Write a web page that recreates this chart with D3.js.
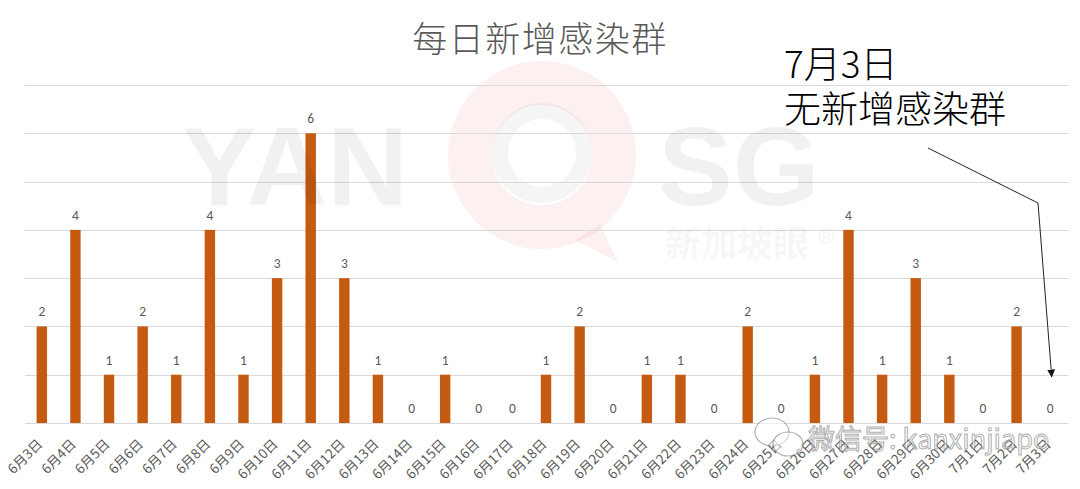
<!DOCTYPE html>
<html><head><meta charset="utf-8">
<script src="https://cdn.jsdelivr.net/npm/d3@7"></script>
<style>
html,body{margin:0;padding:0;background:#fff;}
svg{display:block;font-family:"Noto Sans CJK SC","Noto Sans",sans-serif;}
</style></head>
<body>
<svg id="chart" width="1080" height="489"></svg>
<script>
const categories = ["6月3日","6月4日","6月5日","6月6日","6月7日","6月8日","6月9日","6月10日","6月11日","6月12日","6月13日","6月14日","6月15日","6月16日","6月17日","6月18日","6月19日","6月20日","6月21日","6月22日","6月23日","6月24日","6月25日","6月26日","6月27日","6月28日","6月29日","6月30日","7月1日","7月2日","7月3日"];
const values = [2,4,1,2,1,4,1,3,6,3,1,0,1,0,0,1,2,0,1,1,0,2,0,1,4,1,3,1,0,2,0];
const gridTicks = [0,1,2,3,4,5,6,7];
const title = "每日新增感染群";
const noteLines = ["7月3日","无新增感染群"];

(function(){
const svg = d3.select("#chart");
const mLeft = 25, mRight = 1067, mTop = 85, mBottom = 423;

const x = d3.scaleBand().domain(categories).range([mLeft, mRight]).paddingInner(0.69).paddingOuter(0.345);
const y = d3.scaleLinear().domain([0, 7]).range([mBottom, mTop]);

// watermark (faint, underneath)
const wm = svg.append("g").attr("pointer-events", "none");
wm.append("circle").attr("cx", 542).attr("cy", 155).attr("r", 72)
  .attr("fill", "none").attr("stroke", "#e8262a").attr("stroke-opacity", 0.07).attr("stroke-width", 44);
wm.append("path").attr("d", "M600,225 L618,262 L575,240 z").attr("fill", "#e8262a").attr("fill-opacity", 0.07);
wm.append("circle").attr("cx", 542).attr("cy", 153).attr("r", 42)
  .attr("fill", "none").attr("stroke", "#000").attr("stroke-opacity", 0.04).attr("stroke-width", 16);

// gridlines
svg.append("g").selectAll("line").data(gridTicks).join("line")
  .attr("x1", mLeft).attr("x2", mRight + 1)
  .attr("y1", d => Math.round(y(d)) + 0.5).attr("y2", d => Math.round(y(d)) + 0.5)
  .attr("stroke", "#d9d9d9").attr("stroke-width", 1);

// bars
svg.append("g").selectAll("rect").data(values).join("rect")
  .attr("x", (d, i) => x(categories[i]))
  .attr("width", x.bandwidth())
  .attr("y", d => y(d))
  .attr("height", d => y(0) - y(d))
  .attr("fill", "#C55A11");

// big letter watermark over bars (as in reference)
const wm2 = svg.append("g").attr("pointer-events", "none");
wm2.append("text").attr("x", 182).attr("y", 205).attr("font-family", "'Liberation Sans', Arial, sans-serif")
  .attr("font-weight", "bold").attr("font-size", 112).attr("fill", "#000").attr("fill-opacity", 0.055).text("YAN");
wm2.append("text").attr("x", 658).attr("y", 205).attr("font-family", "'Liberation Sans', Arial, sans-serif")
  .attr("font-weight", "bold").attr("font-size", 112).attr("fill", "#000").attr("fill-opacity", 0.055).text("SG");
wm2.append("text").attr("x", 665).attr("y", 257)
  .attr("font-weight", "bold").attr("font-size", 36).attr("fill", "#000").attr("fill-opacity", 0.055).text("新加坡眼 ®");

// data labels
svg.append("g").selectAll("text").data(values).join("text")
  .attr("x", (d, i) => x(categories[i]) + x.bandwidth() / 2)
  .attr("y", d => y(d) - 10)
  .attr("text-anchor", "middle")
  .attr("font-size", 13.5)
  .attr("fill", "#595959")
  .attr("font-family", "Carlito, Calibri, 'Liberation Sans', 'Noto Sans', sans-serif")
  .text(d => d);

// x labels
svg.append("g").selectAll("text").data(categories).join("text")
  .attr("transform", d => `translate(${x(d) + x.bandwidth() / 2 + 1.5},${mBottom + 22}) rotate(-45)`)
  .attr("text-anchor", "end")
  .attr("font-size", 13.5)
  .attr("fill", "#595959")
  .text(d => d);

// title
svg.append("text")
  .attr("x", 540).attr("y", 52)
  .attr("text-anchor", "middle")
  .attr("font-size", 35)
  .attr("font-weight", 300)
  .attr("letter-spacing", 1.5)
  .attr("fill", "#595959")
  .text(title);

// annotation
svg.append("text").attr("x", 784).attr("y", 78)
  .attr("font-size", 37).attr("font-weight", 300).attr("fill", "#000").text(noteLines[0]);
svg.append("text").attr("x", 784).attr("y", 123)
  .attr("font-size", 37).attr("font-weight", 300).attr("fill", "#000").text(noteLines[1]);

// arrow
const defs = svg.append("defs");
defs.append("marker").attr("id", "ah").attr("viewBox", "0 0 10 10")
  .attr("refX", 9).attr("refY", 5).attr("markerWidth", 8).attr("markerHeight", 8)
  .attr("orient", "auto-start-reverse").attr("markerUnits", "userSpaceOnUse")
  .append("path").attr("d", "M0,0 L10,5 L0,10 z").attr("fill", "#111");
const lastC = categories[categories.length - 1];
const tipX = x(lastC) + x.bandwidth() / 2 + 1.5;
const tipY = y(1) + 2;
svg.append("polyline")
  .attr("points", `928,148 1038,203 ${tipX},${tipY}`)
  .attr("fill", "none").attr("stroke", "#222").attr("stroke-width", 1)
  .attr("marker-end", "url(#ah)");

// wechat watermark
const wc = svg.append("g").attr("pointer-events", "none");
wc.append("ellipse").attr("cx", 772).attr("cy", 432).attr("rx", 17).attr("ry", 14)
  .attr("fill", "rgba(255,255,255,0.5)").attr("stroke", "rgba(110,110,110,0.55)").attr("stroke-width", 1.2);
wc.append("ellipse").attr("cx", 788).attr("cy", 444).attr("rx", 15).attr("ry", 12)
  .attr("fill", "rgba(255,255,255,0.5)").attr("stroke", "rgba(110,110,110,0.55)").attr("stroke-width", 1.2);
wc.append("text").attr("x", 808).attr("y", 449)
  .attr("font-size", 27).attr("fill", "rgba(255,255,255,0.55)")
  .attr("stroke", "rgba(100,100,100,0.55)").attr("stroke-width", 1)
  .text("微信号: kanxinjiapo");
})();
</script>
</body></html>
+ + + + + + +
STATED EXERCISE: Return, unchanged, the lines from the first line of the material through the line that holds "const mLeft = 25, mRight", inclusive, omitting pictures.

RESPONSE:
Write a web page that recreates this chart with D3.js.
<!DOCTYPE html>
<html><head><meta charset="utf-8">
<script src="https://cdn.jsdelivr.net/npm/d3@7"></script>
<style>
html,body{margin:0;padding:0;background:#fff;}
svg{display:block;font-family:"Noto Sans CJK SC","Noto Sans",sans-serif;}
</style></head>
<body>
<svg id="chart" width="1080" height="489"></svg>
<script>
const categories = ["6月3日","6月4日","6月5日","6月6日","6月7日","6月8日","6月9日","6月10日","6月11日","6月12日","6月13日","6月14日","6月15日","6月16日","6月17日","6月18日","6月19日","6月20日","6月21日","6月22日","6月23日","6月24日","6月25日","6月26日","6月27日","6月28日","6月29日","6月30日","7月1日","7月2日","7月3日"];
const values = [2,4,1,2,1,4,1,3,6,3,1,0,1,0,0,1,2,0,1,1,0,2,0,1,4,1,3,1,0,2,0];
const gridTicks = [0,1,2,3,4,5,6,7];
const title = "每日新增感染群";
const noteLines = ["7月3日","无新增感染群"];

(function(){
const svg = d3.select("#chart");
const mLeft = 25, mRight = 1067, mTop = 85, mBottom = 423;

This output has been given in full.